The central problem investigated here is the problem of minimizing the cost of classification
when the tests are expensive. We argued that this requires assigning a cost to classification
errors. We also argued that a decision tree is the natural form of knowledge representation
for this type of problem. We then presented a general method for calculating the average cost
of classification for a decision tree, given a decision tree, information on the calculation of
test costs, a classification cost matrix, and a set of testing data. This method is applicable to
standard classification decision trees, without regard to how the decision tree is generated.
The method is sensitive to test costs, sensitive to classification error costs, capable of handling
conditional test costs, and capable of handling delayed tests.
We introduced ICET, a hybrid genetic decision tree induction algorithm. ICET uses a
genetic algorithm to evolve a population of biases for a decision tree induction algorithm.

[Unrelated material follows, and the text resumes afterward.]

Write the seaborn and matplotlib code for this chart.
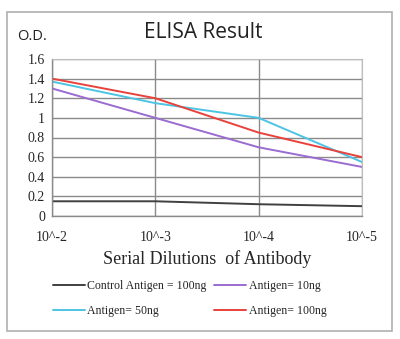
import matplotlib
matplotlib.use("Agg")
import matplotlib.pyplot as plt
import seaborn as sns
import pandas as pd
from matplotlib.patches import Rectangle

dilutions = ["10^-2", "10^-3", "10^-4", "10^-5"]
series_names = ["Control Antigen = 100ng", "Antigen= 10ng", "Antigen= 50ng", "Antigen= 100ng"]
control = [0.15, 0.15, 0.12, 0.10]
ag10 = [1.30, 1.00, 0.70, 0.50]
ag50 = [1.37, 1.15, 1.00, 0.55]
ag100 = [1.40, 1.20, 0.85, 0.60]
colors = ["#404040", "#9A6BD0", "#4CC4E4", "#E8423C"]
y_ticks = [0, 0.2, 0.4, 0.6, 0.8, 1, 1.2, 1.4, 1.6]
y_tick_labels = ["0", "0.2", "0.4", "0.6", "0.8", "1", "1.2", "1.4", "1.6"]

rows = []
for name, vals in zip(series_names, [control, ag10, ag50, ag100]):
    for i, v in enumerate(vals):
        rows.append({"x": i, "od": v, "series": name})
df = pd.DataFrame(rows)

sns.set_theme(style="white")
plt.rcParams["font.family"] = ["Liberation Serif", "DejaVu Serif"]

fig = plt.figure(figsize=(4.0, 3.39), dpi=100)
# outer frame
fig.patches.append(Rectangle((7 / 400, 1 - 331 / 339), 385 / 400, 319 / 339,
                             transform=fig.transFigure, fill=False,
                             edgecolor="#b0b0b0", linewidth=1.2))

ax = fig.add_axes([52 / 400, 1 - 216 / 339, 310 / 400, 157 / 339])
sns.lineplot(data=df, x="x", y="od", hue="series", hue_order=series_names,
             palette=colors, linewidth=1.4, ax=ax, legend=False)

ax.set_xlim(0, 3)
ax.set_ylim(0, 1.6)
ax.set_xticks(range(len(dilutions)))
ax.set_xticklabels(dilutions, fontsize=10)
ax.set_yticks(y_ticks)
ax.set_yticklabels(y_tick_labels, fontsize=10)
ax.tick_params(axis="y", length=4, color="#8a8a8a", pad=1)
ax.tick_params(axis="x", length=4, color="#8a8a8a", pad=7)
ax.grid(True, axis="both", color="#8a8a8a", linewidth=1.0)
ax.set_axisbelow(True)
for s in ["top", "right"]:
    ax.spines[s].set_color("#bdbdbd")
    ax.spines[s].set_linewidth(0.8)
for s in ["left", "bottom"]:
    ax.spines[s].set_color("#8a8a8a")
    ax.spines[s].set_linewidth(1.0)
ax.set_xlabel("Serial Dilutions  of Antibody", fontsize=13, labelpad=4)
ax.set_ylabel("")

fig.text(203 / 400, 1 - 33 / 339, "ELISA Result", ha="center", va="center",
         fontsize=15, family=["Open Sans", "DejaVu Sans"], color="#222222")
fig.text(17 / 400, 1 - 37 / 339, "O.D.", ha="left", va="center",
         fontsize=10.5, family=["Open Sans", "DejaVu Sans"], color="#222222")

# legend order (column-major): col1 = Control, 50ng ; col2 = 10ng, 100ng
order = [0, 2, 1, 3]
handles = [plt.Line2D([], [], color=colors[i], linewidth=1.4) for i in order]
labels = [series_names[i] for i in order]
leg = fig.legend(handles, labels, loc="upper left",
                 bbox_to_anchor=(42 / 400, 1 - 269 / 339), ncol=2, frameon=False,
                 fontsize=8.6, handlelength=2.7, handletextpad=0.2,
                 columnspacing=0.6, labelspacing=1.15)

fig.savefig("out.png", dpi=100)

Each individual in the population represents one set of biases. The fitness of an individual is
determined by using it to generate a decision tree with a training dataset, then calculating the
average cost of classification for the decision tree with a testing dataset.
We analyzed the behavior of ICET in a series of experiments, using five real-world medical
datasets. Three groups of experiments were performed. The first group looked at the
baseline performance of the five algorithms on the five datasets. ICET was found to have sig-nificantly lower costs than the other algorithms. Although it executes more slowly, an average
time of 23 minutes (for a typical dataset) is acceptable for many applications, and there
is the possibility of much greater speed on a parallel machine. The second group of experiments
studied the robustness of ICET under a variety of modifications to its input. The
results show that ICET is robust. The third group of experiments examined ICET’s search in
bias space. We discovered that the search could be improved by seeding the initial population
of biases.
In general, our research is concerned with pragmatic constraints on classification problems
(Provost & Buchanan, in press). We believe that many real-world classification problems
involve more than merely maximizing accuracy (Turney, in press). The results
presented here indicate that, in certain applications, a decision tree that merely maximizes
accuracy (e.g., trees generated by C4.5) may be far from the performance that is possible
with an algorithm that considers such realistic constraints as test costs, classification error
costs, conditional test costs, and delayed test results. These are just a few of the pragmatic
constraints that are faced in real-world classification problems.